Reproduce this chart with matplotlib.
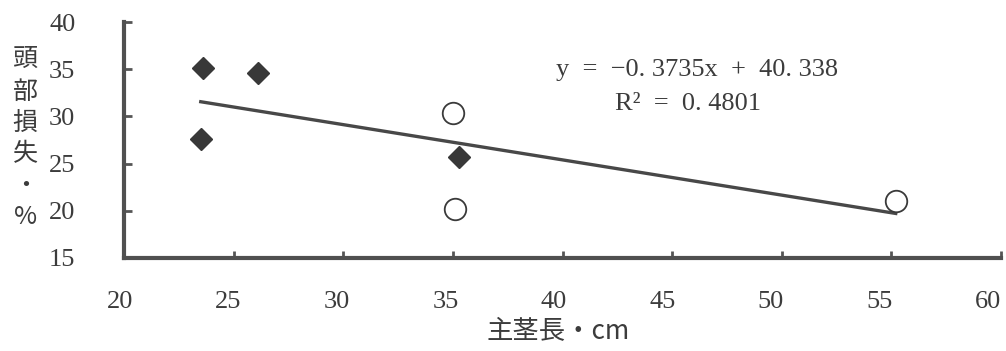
import matplotlib
matplotlib.use("Agg")
import matplotlib.pyplot as plt
import matplotlib.transforms as mtransforms
import numpy as np

# data
diamond_x = [23.6, 26.1, 23.5, 35.3]
diamond_y = [35.1, 34.6, 27.6, 25.7]
circle_x = [35.0, 35.1, 55.2]
circle_y = [30.4, 20.2, 21.0]
slope = -0.3735
intercept = 40.338
r2 = 0.4801
x_ticks = [20, 25, 30, 35, 40, 45, 50, 55, 60]
y_ticks = [15, 20, 25, 30, 35, 40]
ylabel_chars = ["頭", "部", "損", "失", "・", "%"]
xlabel = "主茎長・cm"

ink = "#3c3c3c"
serif = ["Liberation Serif", "DejaVu Serif"]
cjk = ["Noto Sans CJK JP", "DejaVu Sans"]

fig = plt.figure(figsize=(10.06, 3.51), dpi=100)
ax = fig.add_axes([0.1233, 0.265, 0.995 - 0.1233, 0.937 - 0.265])

all_x = diamond_x + circle_x
xs = np.array([min(all_x), max(all_x)])
ax.plot(xs, slope * xs + intercept, color="#484848", lw=2.4, zorder=2)
ax.plot(diamond_x, diamond_y, linestyle="none", marker="D", ms=11,
        mfc="#383838", mec="#383838", mew=1, zorder=3)
ax.plot(circle_x, circle_y, linestyle="none", marker="o", ms=15.5,
        mfc="white", mec="#3a3a3a", mew=1.3, zorder=3)

ax.set_xlim(20, 60)
ax.set_ylim(15, 40)
ax.set_xticks(x_ticks)
ax.set_yticks(y_ticks)
ax.set_xticklabels([str(v) for v in x_ticks], fontfamily=serif, fontsize=19, color=ink)
ax.set_yticklabels([str(v) for v in y_ticks], fontfamily=serif, fontsize=19, color=ink)
ax.tick_params(axis="x", direction="in", length=5, width=2, color="#555555", pad=24)
ax.tick_params(axis="y", direction="in", length=6, width=2, color="#555555", pad=35)
for side in ["top", "right"]:
    ax.spines[side].set_visible(False)
for side in ["left", "bottom"]:
    ax.spines[side].set_linewidth(3)
    ax.spines[side].set_color("#505050")

labs = ax.get_xticklabels()
n = len(labs)
for i, lab in enumerate(labs):
    dx = -4 - 9 * i / (n - 1)
    off = mtransforms.ScaledTranslation(dx / 100, 0, fig.dpi_scale_trans)
    lab.set_transform(lab.get_transform() + off)

fig.text(0.693, 0.800, "y  =  −0. 3735x  +  40. 338",
         fontfamily=serif, fontsize=19, color=ink, ha="center", va="center")
fig.text(0.684, 0.705, "R²  =  0. 4801",
         fontfamily=serif, fontsize=19, color=ink, ha="center", va="center")

fig.text(0.025, 0.605, "\n".join(ylabel_chars), fontfamily=cjk, fontsize=18,
         color=ink, ha="center", va="center", linespacing=1.27)
fig.text(0.555, 0.054, xlabel, fontfamily=cjk, fontsize=19, color=ink,
         ha="center", va="center")

fig.savefig("out.png", dpi=100)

REQUIREMENT » Write out the full listing verbatim, excluding its pictures.

EXERCISE OUTPUT »
Reproduce this chart with matplotlib.
import matplotlib
matplotlib.use("Agg")
import matplotlib.pyplot as plt
import matplotlib.transforms as mtransforms
import numpy as np

# data
diamond_x = [23.6, 26.1, 23.5, 35.3]
diamond_y = [35.1, 34.6, 27.6, 25.7]
circle_x = [35.0, 35.1, 55.2]
circle_y = [30.4, 20.2, 21.0]
slope = -0.3735
intercept = 40.338
r2 = 0.4801
x_ticks = [20, 25, 30, 35, 40, 45, 50, 55, 60]
y_ticks = [15, 20, 25, 30, 35, 40]
ylabel_chars = ["頭", "部", "損", "失", "・", "%"]
xlabel = "主茎長・cm"

ink = "#3c3c3c"
serif = ["Liberation Serif", "DejaVu Serif"]
cjk = ["Noto Sans CJK JP", "DejaVu Sans"]

fig = plt.figure(figsize=(10.06, 3.51), dpi=100)
ax = fig.add_axes([0.1233, 0.265, 0.995 - 0.1233, 0.937 - 0.265])

all_x = diamond_x + circle_x
xs = np.array([min(all_x), max(all_x)])
ax.plot(xs, slope * xs + intercept, color="#484848", lw=2.4, zorder=2)
ax.plot(diamond_x, diamond_y, linestyle="none", marker="D", ms=11,
        mfc="#383838", mec="#383838", mew=1, zorder=3)
ax.plot(circle_x, circle_y, linestyle="none", marker="o", ms=15.5,
        mfc="white", mec="#3a3a3a", mew=1.3, zorder=3)

ax.set_xlim(20, 60)
ax.set_ylim(15, 40)
ax.set_xticks(x_ticks)
ax.set_yticks(y_ticks)
ax.set_xticklabels([str(v) for v in x_ticks], fontfamily=serif, fontsize=19, color=ink)
ax.set_yticklabels([str(v) for v in y_ticks], fontfamily=serif, fontsize=19, color=ink)
ax.tick_params(axis="x", direction="in", length=5, width=2, color="#555555", pad=24)
ax.tick_params(axis="y", direction="in", length=6, width=2, color="#555555", pad=35)
for side in ["top", "right"]:
    ax.spines[side].set_visible(False)
for side in ["left", "bottom"]:
    ax.spines[side].set_linewidth(3)
    ax.spines[side].set_color("#505050")

labs = ax.get_xticklabels()
n = len(labs)
for i, lab in enumerate(labs):
    dx = -4 - 9 * i / (n - 1)
    off = mtransforms.ScaledTranslation(dx / 100, 0, fig.dpi_scale_trans)
    lab.set_transform(lab.get_transform() + off)

fig.text(0.693, 0.800, "y  =  −0. 3735x  +  40. 338",
         fontfamily=serif, fontsize=19, color=ink, ha="center", va="center")
fig.text(0.684, 0.705, "R²  =  0. 4801",
         fontfamily=serif, fontsize=19, color=ink, ha="center", va="center")

fig.text(0.025, 0.605, "\n".join(ylabel_chars), fontfamily=cjk, fontsize=18,
         color=ink, ha="center", va="center", linespacing=1.27)
fig.text(0.555, 0.054, xlabel, fontfamily=cjk, fontsize=19, color=ink,
         ha="center", va="center")

fig.savefig("out.png", dpi=100)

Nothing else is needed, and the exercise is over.